How cryptocurrencies accelerate geopolitical shifts

Liberal democracies and regulators must confront the challenges posed by crypto to the traditional financial system and the dollar, writes Christopher Smart, managing partner of Arbroath Group.
Money is power, and power is money, as everyone knows. So it's worth paying special attention to the technological revolution that’s about to disrupt the world’s money flows at the very moment global political power is shifting from familiar foundations. Cryptocurrencies won't change the global balance of power alone, but they will speed and distort the changes underway.
This revolution is the simple promise that decentralised ledgers, sophisticated algorithms and massive computing power will allow the transfer of money, stocks and other property at the cost of an email and with the security of an armoured truck.
These technologies will spread fastest in tyrannies, where as central bank digital currencies they become tools of government control, and in failed states, where as private cryptocurrencies they offer savings and payment mechanisms that don’t otherwise exist. If liberal democracies don’t encourage faster innovation, develop more balanced regulations and reinforce the strengths behind their markets, then economic and political power will flow elsewhere.
There is a version of the future in which not much changes. The world's largest economies continue to host the largest flows of these new financial assets, setting the rules for transfers, reporting and taxation. Old intermediaries, custodians and payments systems wither away, in the extreme vision, and new mechanisms take their place under the watchful eyes of the current regulators.
But that doesn't feel quite right, because the assault on legacy financial infrastructure is also an assault on government control in general and the dollar in particular. The emergence of these technologies fuels shifts in political power that are already underway within and among countries, especially among the world’s largest economies.
Challenges to liberal democracy
In many western democracies, the emergence of digital assets coincides with a moment of greater political populism. The earliest ‘crypto-bros’ pushed a deliberate agenda to protect against government and corporate intrusion, and their anger dovetailed nicely with President Donald Trump’s case that the ‘Deep State’ is rigged. Together, they now embrace bitcoin as ‘digital gold’ as the dollar weakens, even as they block the Federal Reserve from developing a CBDC.
Elsewhere, governments struggle to strike a balance between El Salvador’s embrace of bitcoin as legal tender and the Taliban’s outright crypto ban. Most regulators have been cobbling together rules that preserve their control of financial stability and tools to track criminals, while hoping they leave enough flexibility for innovation and privacy protection.
If liberal democracies don’t encourage faster innovation, develop more balanced regulations and reinforce the strengths behind their markets, then economic and political power will flow elsewhere.

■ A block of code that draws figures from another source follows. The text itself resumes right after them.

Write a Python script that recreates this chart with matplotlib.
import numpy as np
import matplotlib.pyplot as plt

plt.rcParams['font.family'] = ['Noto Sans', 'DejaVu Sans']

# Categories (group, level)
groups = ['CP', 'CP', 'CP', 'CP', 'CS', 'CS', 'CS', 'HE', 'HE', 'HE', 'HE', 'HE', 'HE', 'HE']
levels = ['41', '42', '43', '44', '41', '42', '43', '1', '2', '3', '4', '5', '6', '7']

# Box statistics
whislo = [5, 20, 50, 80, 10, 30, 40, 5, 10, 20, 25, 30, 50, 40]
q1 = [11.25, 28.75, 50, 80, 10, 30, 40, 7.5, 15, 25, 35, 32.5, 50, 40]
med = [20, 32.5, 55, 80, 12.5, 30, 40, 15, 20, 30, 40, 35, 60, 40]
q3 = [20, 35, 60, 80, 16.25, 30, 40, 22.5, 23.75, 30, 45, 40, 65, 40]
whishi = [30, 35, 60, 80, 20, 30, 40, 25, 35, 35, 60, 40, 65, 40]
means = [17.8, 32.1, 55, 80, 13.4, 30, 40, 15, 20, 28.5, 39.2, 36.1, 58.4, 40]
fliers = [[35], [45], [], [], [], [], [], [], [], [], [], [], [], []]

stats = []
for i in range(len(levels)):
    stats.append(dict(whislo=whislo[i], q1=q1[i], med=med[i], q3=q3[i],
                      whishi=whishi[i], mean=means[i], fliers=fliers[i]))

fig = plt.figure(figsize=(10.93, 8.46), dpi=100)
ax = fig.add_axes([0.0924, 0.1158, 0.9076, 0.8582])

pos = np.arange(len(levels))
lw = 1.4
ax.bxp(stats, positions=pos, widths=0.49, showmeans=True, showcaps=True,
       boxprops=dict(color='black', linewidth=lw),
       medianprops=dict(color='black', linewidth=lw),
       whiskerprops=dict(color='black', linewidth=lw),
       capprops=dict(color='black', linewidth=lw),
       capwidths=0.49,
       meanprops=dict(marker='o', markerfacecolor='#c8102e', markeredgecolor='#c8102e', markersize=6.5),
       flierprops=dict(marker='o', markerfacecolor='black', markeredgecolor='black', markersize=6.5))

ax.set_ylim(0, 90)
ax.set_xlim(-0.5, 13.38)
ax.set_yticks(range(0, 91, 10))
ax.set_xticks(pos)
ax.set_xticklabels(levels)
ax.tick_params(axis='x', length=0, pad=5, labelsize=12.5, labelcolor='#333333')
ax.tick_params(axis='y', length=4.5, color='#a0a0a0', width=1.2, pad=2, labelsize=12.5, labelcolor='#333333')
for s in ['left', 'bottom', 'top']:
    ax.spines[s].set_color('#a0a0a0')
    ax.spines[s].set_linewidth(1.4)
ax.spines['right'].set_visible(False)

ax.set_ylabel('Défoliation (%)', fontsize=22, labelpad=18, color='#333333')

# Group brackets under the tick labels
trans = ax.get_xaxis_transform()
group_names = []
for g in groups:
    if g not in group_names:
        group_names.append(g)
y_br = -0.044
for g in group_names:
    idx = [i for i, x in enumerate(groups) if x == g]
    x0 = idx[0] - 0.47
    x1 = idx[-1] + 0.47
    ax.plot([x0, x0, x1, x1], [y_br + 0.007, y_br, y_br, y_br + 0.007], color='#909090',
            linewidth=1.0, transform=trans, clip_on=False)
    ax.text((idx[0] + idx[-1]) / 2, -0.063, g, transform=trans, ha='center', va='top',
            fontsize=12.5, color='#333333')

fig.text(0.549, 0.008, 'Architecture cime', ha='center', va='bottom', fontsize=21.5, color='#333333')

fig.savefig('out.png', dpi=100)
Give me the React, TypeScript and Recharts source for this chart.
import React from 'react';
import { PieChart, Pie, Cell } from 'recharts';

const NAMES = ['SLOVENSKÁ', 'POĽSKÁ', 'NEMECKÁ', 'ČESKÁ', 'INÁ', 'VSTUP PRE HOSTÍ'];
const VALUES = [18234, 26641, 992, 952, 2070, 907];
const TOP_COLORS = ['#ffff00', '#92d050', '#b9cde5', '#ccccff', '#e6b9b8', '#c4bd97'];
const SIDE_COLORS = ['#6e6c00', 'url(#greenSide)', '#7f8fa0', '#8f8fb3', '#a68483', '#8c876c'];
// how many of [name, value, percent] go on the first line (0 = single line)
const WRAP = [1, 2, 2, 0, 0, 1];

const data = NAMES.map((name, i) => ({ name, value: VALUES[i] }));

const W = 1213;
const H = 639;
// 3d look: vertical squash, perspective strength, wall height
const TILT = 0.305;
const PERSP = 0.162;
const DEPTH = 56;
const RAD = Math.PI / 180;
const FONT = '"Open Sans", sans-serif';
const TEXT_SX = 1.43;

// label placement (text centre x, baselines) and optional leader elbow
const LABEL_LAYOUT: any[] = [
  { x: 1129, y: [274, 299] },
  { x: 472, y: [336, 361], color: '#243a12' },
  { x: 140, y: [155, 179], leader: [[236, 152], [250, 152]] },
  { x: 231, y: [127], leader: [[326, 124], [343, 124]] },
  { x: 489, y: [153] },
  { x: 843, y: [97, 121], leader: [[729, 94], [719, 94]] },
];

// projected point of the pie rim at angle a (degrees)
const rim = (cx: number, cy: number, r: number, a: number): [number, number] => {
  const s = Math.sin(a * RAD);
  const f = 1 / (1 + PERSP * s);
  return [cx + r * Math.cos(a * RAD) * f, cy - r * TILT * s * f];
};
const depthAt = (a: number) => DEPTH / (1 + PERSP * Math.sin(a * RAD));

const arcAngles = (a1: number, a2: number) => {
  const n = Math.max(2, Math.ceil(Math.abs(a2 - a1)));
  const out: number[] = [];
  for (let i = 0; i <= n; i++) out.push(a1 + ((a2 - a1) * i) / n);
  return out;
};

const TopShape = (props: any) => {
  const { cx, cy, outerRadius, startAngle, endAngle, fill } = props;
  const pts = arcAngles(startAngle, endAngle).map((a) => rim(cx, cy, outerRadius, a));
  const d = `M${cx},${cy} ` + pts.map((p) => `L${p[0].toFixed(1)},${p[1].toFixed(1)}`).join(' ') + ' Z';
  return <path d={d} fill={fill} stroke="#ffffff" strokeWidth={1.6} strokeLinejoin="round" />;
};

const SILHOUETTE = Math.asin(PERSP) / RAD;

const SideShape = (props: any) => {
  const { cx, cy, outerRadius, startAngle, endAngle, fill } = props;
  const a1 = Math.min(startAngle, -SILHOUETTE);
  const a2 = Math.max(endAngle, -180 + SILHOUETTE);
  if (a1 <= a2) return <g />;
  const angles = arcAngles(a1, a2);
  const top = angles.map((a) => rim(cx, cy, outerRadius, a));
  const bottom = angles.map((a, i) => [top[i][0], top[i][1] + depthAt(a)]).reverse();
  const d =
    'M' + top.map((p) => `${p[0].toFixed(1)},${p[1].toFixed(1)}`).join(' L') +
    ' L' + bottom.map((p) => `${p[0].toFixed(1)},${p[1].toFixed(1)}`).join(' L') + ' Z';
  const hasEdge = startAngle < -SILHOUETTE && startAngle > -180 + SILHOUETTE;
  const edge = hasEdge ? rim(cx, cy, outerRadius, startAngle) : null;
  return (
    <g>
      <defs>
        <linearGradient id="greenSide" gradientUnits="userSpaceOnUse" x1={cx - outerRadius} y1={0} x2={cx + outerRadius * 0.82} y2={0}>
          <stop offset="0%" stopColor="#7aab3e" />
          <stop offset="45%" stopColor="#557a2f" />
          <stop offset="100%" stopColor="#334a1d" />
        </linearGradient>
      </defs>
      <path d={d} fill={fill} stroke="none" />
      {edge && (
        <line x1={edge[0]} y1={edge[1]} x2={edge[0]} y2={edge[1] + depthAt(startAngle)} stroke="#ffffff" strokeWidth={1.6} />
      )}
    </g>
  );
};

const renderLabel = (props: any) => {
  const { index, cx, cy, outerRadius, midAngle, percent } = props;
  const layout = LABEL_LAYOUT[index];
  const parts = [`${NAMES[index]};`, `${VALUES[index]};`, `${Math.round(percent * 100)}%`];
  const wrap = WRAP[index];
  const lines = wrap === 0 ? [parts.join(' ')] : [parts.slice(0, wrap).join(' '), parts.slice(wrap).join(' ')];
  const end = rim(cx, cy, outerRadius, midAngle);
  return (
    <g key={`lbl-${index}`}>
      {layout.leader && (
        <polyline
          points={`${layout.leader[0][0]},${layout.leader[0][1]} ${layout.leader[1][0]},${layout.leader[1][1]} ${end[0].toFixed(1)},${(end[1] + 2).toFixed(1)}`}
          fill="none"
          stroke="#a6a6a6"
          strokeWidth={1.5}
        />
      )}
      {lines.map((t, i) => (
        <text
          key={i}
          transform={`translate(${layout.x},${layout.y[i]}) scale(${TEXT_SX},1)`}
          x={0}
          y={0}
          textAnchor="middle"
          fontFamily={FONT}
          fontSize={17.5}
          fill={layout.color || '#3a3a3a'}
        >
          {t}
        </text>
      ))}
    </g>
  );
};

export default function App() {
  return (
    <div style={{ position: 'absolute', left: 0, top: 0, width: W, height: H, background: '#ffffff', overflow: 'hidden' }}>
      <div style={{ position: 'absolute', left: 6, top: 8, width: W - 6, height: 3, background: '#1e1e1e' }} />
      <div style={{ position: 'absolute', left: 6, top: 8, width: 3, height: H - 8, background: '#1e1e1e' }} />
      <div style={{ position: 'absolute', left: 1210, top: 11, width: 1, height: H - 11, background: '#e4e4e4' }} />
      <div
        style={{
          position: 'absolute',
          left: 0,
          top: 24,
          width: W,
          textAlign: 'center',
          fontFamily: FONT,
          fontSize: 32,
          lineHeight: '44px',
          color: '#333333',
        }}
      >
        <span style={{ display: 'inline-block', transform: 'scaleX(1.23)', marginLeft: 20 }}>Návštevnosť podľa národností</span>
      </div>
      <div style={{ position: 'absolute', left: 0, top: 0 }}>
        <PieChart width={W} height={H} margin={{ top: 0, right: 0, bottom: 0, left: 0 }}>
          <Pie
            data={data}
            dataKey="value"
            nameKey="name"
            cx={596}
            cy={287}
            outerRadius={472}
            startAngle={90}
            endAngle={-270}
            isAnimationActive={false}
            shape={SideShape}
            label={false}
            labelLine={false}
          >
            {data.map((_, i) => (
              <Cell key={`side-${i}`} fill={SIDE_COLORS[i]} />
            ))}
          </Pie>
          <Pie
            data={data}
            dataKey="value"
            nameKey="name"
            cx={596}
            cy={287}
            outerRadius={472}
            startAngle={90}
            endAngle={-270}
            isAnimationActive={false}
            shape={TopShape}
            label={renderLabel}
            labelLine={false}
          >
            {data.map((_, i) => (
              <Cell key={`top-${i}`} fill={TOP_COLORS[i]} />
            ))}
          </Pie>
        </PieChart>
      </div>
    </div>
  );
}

If cryptocurrencies chip away at the traditional prerogatives of all regulators, however, they pose special challenges to the regulators of the world's dominant currency. Even as the Chinese government cracks down on cryptocurrencies at home, the digital renminbi is key to its agenda abroad to promote an alternative to the dollar. The European Central Bank has similar ambitions for its currency, in hopes that broad adoption of a digital euro will reduce borrowing costs and reinforce the continent’s ‘monetary sovereignty’.
Monetary sovereignty is the polite term for undercutting Washington’s extensive use of financial sanctions against criminals and rogue governments. Russia, Iran and Venezuela have all experimented with their own digital currencies to avoid sanctions. The most promising effort, however, is Project mBridge, a prototype to settle payments in CBDCs and avoid dollar settlements altogether. China, Hong Kong, Thailand, the United Arab Emirates and Saudi Arabia are among its principal sponsors after the Bank for International Settlements withdrew.
The Trump administration’s launch of a strategic bitcoin reserve in March fulfilled an election promise and was justified in part as a hedge against the likely weakening of America’s own currency. If others follow America’s lead, countries may scramble to control the computational power that validates bitcoin transactions.
A plan for the future
Just how much all these forces may erode government power or undercut the dollar’s reserve status remains unclear. But with dictatorships tempted to use digital currencies to reinforce their authority and weak states forced to surrender to these powerful technologies altogether, liberal democracies must find ways to get the design right of these new currencies.
Above all, research programmes and market incentives need to support faster innovation in digital assets that remain in their infancy. At the same time, regulators must develop frameworks that balance reliability and innovation, security and convenience, law enforcement with privacy. But these frameworks must not be allowed to raise doubts about financial stability.
Most important, however, will be the reinforcement of the traditional institutions that make the US, Europe, Japan and other advanced democracies such attractive long-term investments. Currencies reflect the business models that stand behind them, whether they are in leather wallets, bank accounts or distributed ledgers.
Especially amid the populism that drives much of the enthusiasm around cryptocurrencies, governments need to redouble their commitments to reinforce entrepreneurial ecosystems, advanced research laboratories, independent courts and all the democratic institutions that support innovation and growth, but also reliability and transparency.
Without a deliberate agenda to guide and shape the crypto revolution, it’s difficult to see a happy next chapter in the world’s shifting geopolitical balance.